Monday, January 11, 2010

Along Came a Spider (and Hollywood Squashed It).


Sony Pictures did what not even Venom could: kill Spider-Man. In what's been regarded as an insane strategy since it was announced earlier today, the studio has decided to reboot the series for the 2012 release (hmm all those Mayan theories are making more sense huh?) after director Sam Raimi refused to compromise the series' artistic integrity by rushing into a filming without a definite screenplay.

Reboots have come a standard of sorts in Hollywood, but they have been relegated for series that were in serious creative issues or were being left behind by the moving times.
When they hired Daniel Craig to play James Bond and Christopher Nolan to retell Batman from the beginning, they were not playing around. Both moves were highly risky and paid off in the best ways: box office hits and critical darlings.

But what was so wrong about Spider-Man that needed a reboot even before the first film turned a decade old?

Now that there's not much to do about this, the issue that follows is the idea of their intended reboot; according to the official release from the studio,

Peter Parker is going back to high school when the next Spider-Man hits theaters in the summer of 2012. Columbia Pictures and Marvel Studios announced today they are moving forward with a film based on a script by James Vanderbilt that focuses on a teenager grappling with both contemporary human problems and amazing super-human crises.

Don't they mean Smallville? or even worse Twilight?

If my memory serves me right Peter Parker (Tobey Maguire) was bitten by the radioactive spider in the first movie, which means that whatever the studio has decided to tell in this new version will technically be set in what happened in about twenty minutes in the original film.
Hmmm perhaps because it didn't matter much?

The wonderful thing about Spider-Man was to see Maguire grow into those red tights. Remember that if it hadn't been for Raimi's genius casting of the atypical Maguire as a superhero we'd still probably be stuck with the likes of Val Kilmer and Billy Zane as comic book icons.
If Maguire hadn't been so perfect as Parker perhaps we wouldn't even have Craig as Bond or Robert Downey Jr. as Iron-Man.

It was this thinking outside the box that refreshed the superhero movie for the decade that was. With this Hollywood move we're reminded that the 2000´s are indeed over and done with.

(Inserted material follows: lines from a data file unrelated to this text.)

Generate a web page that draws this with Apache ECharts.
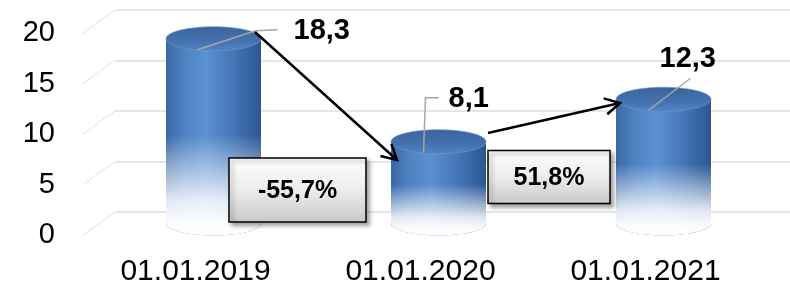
<!DOCTYPE html>
<html>
<head>
<meta charset="utf-8">
<script src="https://cdn.jsdelivr.net/npm/echarts@6/dist/echarts.min.js"></script>
<style>
html,body{margin:0;padding:0;background:#fff;}
#chart{width:790px;height:289px;}
</style>
</head>
<body>
<div id="chart"></div>
<script>
// ---- data ----
const categories = ['01.01.2019', '01.01.2020', '01.01.2021'];
const values = [18.3, 8.1, 12.3];
const valueLabels = ['18,3', '8,1', '12,3'];
const changes = [-55.7, 51.8];
const changeLabels = ['-55,7%', '51,8%'];
const yTicks = [0, 5, 10, 15, 20];

// ---- layout / style (pixels) ----
const DEPTH = [32, -23];            // back wall offset
const MID = [18, -11.5];            // cylinder placement offset
const RX = 47.5, RY = 12;
const labelLayout = [
  { line: [[-16, 11], [42, -8], [64, -9]], text: [80, -8] },
  { line: [[-15, 11], [-13, -44], [0, -44]], text: [10, -43] },
  { line: [[-15, 11], [27, -21]], text: [-4, -40] }
];
const arrowLayout = [
  { from: [41.5, -6.7], to: [-41.5, 18.3] },
  { from: [49.5, -8.7], to: [-43.5, 3.7] }
];
const boxLayout = [
  { dx: -10.5, dy: -45, w: 137, h: 64 },
  { dx: 16, dy: -58, w: 122, h: 53 }
];

const chart = echarts.init(document.getElementById('chart'), null, { renderer: 'canvas' });

function cylinderItem(params, api) {
  const i = api.value(0), v = api.value(1);
  const p = api.coord([i, v]);
  const p0 = api.coord([i, 0]);
  const cx = p[0] + MID[0];
  const top = p[1] + MID[1];
  const bot = p0[1] + MID[1];
  const x0 = cx - RX, x1 = cx + RX;
  const h = bot - top;
  const bodyPath = `M ${x0} ${top} L ${x0} ${bot} A ${RX} ${RY} 0 0 0 ${x1} ${bot} L ${x1} ${top} Z`;
  const bodyFill = new echarts.graphic.LinearGradient(0, 0, 1, 0, [
    { offset: 0, color: '#3a68a4' },
    { offset: 0.2, color: '#4f83c4' },
    { offset: 0.42, color: '#5b90d2' },
    { offset: 0.7, color: '#4677b8' },
    { offset: 1, color: '#2b5690' }
  ]);
  const fadeStart = top + h * 0.52;
  const fadePath = `M ${x0} ${fadeStart} L ${x0} ${bot} A ${RX} ${RY} 0 0 0 ${x1} ${bot} L ${x1} ${fadeStart} Z`;
  const fadeFill = new echarts.graphic.LinearGradient(0, 0, 0, 1, [
    { offset: 0, color: 'rgba(255,255,255,0)' },
    { offset: 0.3, color: 'rgba(255,255,255,0.4)' },
    { offset: 0.65, color: 'rgba(255,255,255,0.85)' },
    { offset: 0.85, color: 'rgba(255,255,255,0.97)' },
    { offset: 1, color: 'rgba(255,255,255,1)' }
  ]);
  const topFill = new echarts.graphic.LinearGradient(0, 0, 0, 1, [
    { offset: 0, color: '#3a6399' },
    { offset: 0.6, color: '#4472b0' },
    { offset: 1, color: '#5585c4' }
  ]);
  const lay = labelLayout[i];
  const pts = lay.line.map(q => [cx + q[0], top + q[1]]);
  return {
    type: 'group',
    children: [
      { type: 'path', shape: { pathData: bodyPath }, style: { fill: bodyFill } },
      { type: 'path', shape: { pathData: fadePath }, style: { fill: fadeFill } },
      { type: 'ellipse', shape: { cx: cx, cy: top, rx: RX, ry: RY }, style: { fill: topFill, stroke: 'rgba(110,150,205,0.6)', lineWidth: 1 } },
      { type: 'polyline', shape: { points: pts }, style: { stroke: '#a6a6a6', lineWidth: 1.5, fill: null } },
      { type: 'text', x: cx + lay.text[0], y: top + lay.text[1],
        style: { text: valueLabels[i], fill: '#000', fontSize: 29, fontWeight: 'bold',
          fontFamily: 'Liberation Sans, Arial, sans-serif', align: 'left', verticalAlign: 'middle' } }
    ]
  };
}

function changeItem(params, api) {
  const i = api.value(0);
  const a = api.coord([i, values[i]]);
  const b = api.coord([i + 1, values[i + 1]]);
  const base = api.coord([i, 0]);
  const al = arrowLayout[i];
  const s = [a[0] + MID[0] + al.from[0], a[1] + MID[1] + al.from[1]];
  const e = [b[0] + MID[0] + al.to[0], b[1] + MID[1] + al.to[1]];
  const ang = Math.atan2(e[1] - s[1], e[0] - s[0]);
  const L = 17, spread = 0.5;
  const h1 = [e[0] - L * Math.cos(ang - spread), e[1] - L * Math.sin(ang - spread)];
  const h2 = [e[0] - L * Math.cos(ang + spread), e[1] - L * Math.sin(ang + spread)];
  const bl = boxLayout[i];
  const mx = (a[0] + b[0]) / 2 + bl.dx;
  const my = base[1] + bl.dy;
  return {
    type: 'group',
    children: [
      { type: 'line', shape: { x1: s[0], y1: s[1], x2: e[0], y2: e[1] }, style: { stroke: '#000', lineWidth: 2.5 } },
      { type: 'polyline', shape: { points: [h1, e, h2] }, style: { stroke: '#000', lineWidth: 2.5, fill: null } },
      { type: 'rect', shape: { x: mx - bl.w / 2, y: my - bl.h / 2, width: bl.w, height: bl.h },
        style: { fill: new echarts.graphic.LinearGradient(0, 0, 0, 1, [
          { offset: 0, color: '#ffffff' }, { offset: 0.5, color: '#ececec' }, { offset: 1, color: '#c9c9c9' }]),
          stroke: '#000', lineWidth: 1.5, shadowColor: 'rgba(0,0,0,0.35)', shadowBlur: 4, shadowOffsetX: 3, shadowOffsetY: 3 } },
      { type: 'text', x: mx, y: my + 1,
        style: { text: changeLabels[i], fill: '#000', fontSize: 25, fontWeight: 'bold',
          fontFamily: 'Liberation Sans, Arial, sans-serif', align: 'center', verticalAlign: 'middle' } }
    ]
  };
}

function diagItem(params, api) {
  const v = api.value(1);
  const p = api.coord([0, v]);
  const x = params.coordSys.x;
  return {
    type: 'line',
    shape: { x1: x, y1: p[1], x2: x + DEPTH[0], y2: p[1] + DEPTH[1] },
    style: { stroke: '#e2e2e2', lineWidth: 1.2, lineDash: [2, 1] }
  };
}

const option = {
  animation: false,
  backgroundColor: '#fff',
  grid: [
    { left: 83, right: 32, top: 33, bottom: 54 },
    { left: 115, right: 0, top: 10, bottom: 77 }
  ],
  xAxis: [
    { type: 'category', gridIndex: 0, data: categories,
      axisLine: { show: false }, axisTick: { show: false },
      axisLabel: { fontSize: 30, color: '#000', fontFamily: 'Liberation Sans, Arial, sans-serif', margin: 22 } },
    { type: 'category', gridIndex: 1, data: categories, show: false }
  ],
  yAxis: [
    { type: 'value', gridIndex: 0, min: 0, max: 20, interval: 5,
      axisLine: { show: false }, axisTick: { show: false }, splitLine: { show: false },
      axisLabel: { fontSize: 29, color: '#000', fontFamily: 'Liberation Sans, Arial, sans-serif', margin: 28 } },
    { type: 'value', gridIndex: 1, min: 0, max: 20, interval: 5,
      axisLine: { show: false }, axisTick: { show: false }, axisLabel: { show: false },
      splitLine: { show: true, lineStyle: { color: '#e6e6e6', width: 2 } } }
  ],
  series: [
    { type: 'custom', name: 'depth', xAxisIndex: 0, yAxisIndex: 0, z: 1,
      data: yTicks.map(t => [0, t]), renderItem: diagItem, silent: true },
    { type: 'custom', name: 'values', xAxisIndex: 0, yAxisIndex: 0, z: 3,
      data: values.map((v, i) => [i, v]), renderItem: cylinderItem, silent: true },
    { type: 'custom', name: 'changes', xAxisIndex: 0, yAxisIndex: 0, z: 5,
      data: changes.map((c, i) => [i, c]), renderItem: changeItem, silent: true,
      encode: { x: 0, y: -1 } }
  ]
};
chart.setOption(option);
</script>
</body>
</html>
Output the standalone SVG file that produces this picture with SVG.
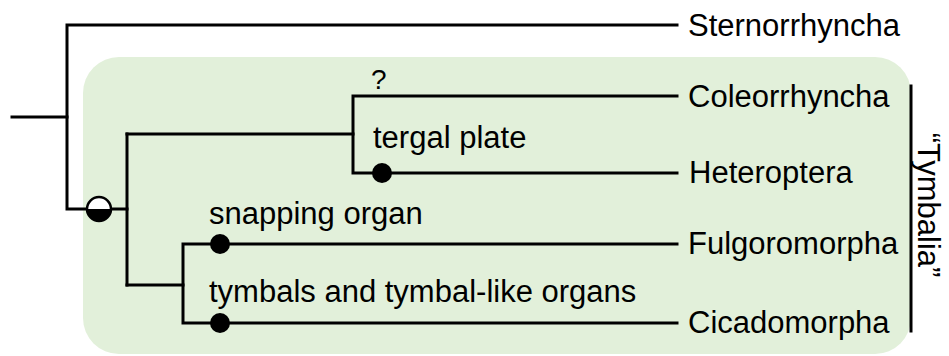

More on the Spider-Man reboot:
Deadline Hollywood: "Spider-Man 4" Scrapped; Franchise Reboot for 2012 (includes complete statement from the studio)
Chud.com: The Devin's Advocate: Twilight for Spider-Man and Hollywood a wonderful analysis of what become the end of the blockbuster era or the perpetuation of zombiefied film production.
Cinemablend: 15 Reasons Rebooting Spider-Man is A Really Bad Idea all of them are spot on.

What does your Spidey sense tell you about this?

1 comment:

Castor said...

Spider-Man never really started on the right footing but was kept together by Sam Raimi.

Nevertheless, I thought the first two Spider-Man were good with the first one a solid origin movie and the second one the best Marvel character movie until Iron Man came along.

Re-booting the franchise is not only unnecessary but a huge gamble. It's really too bad they couldn't come to an agreement but you have to respect Sam Raimi for doing what he feels is right.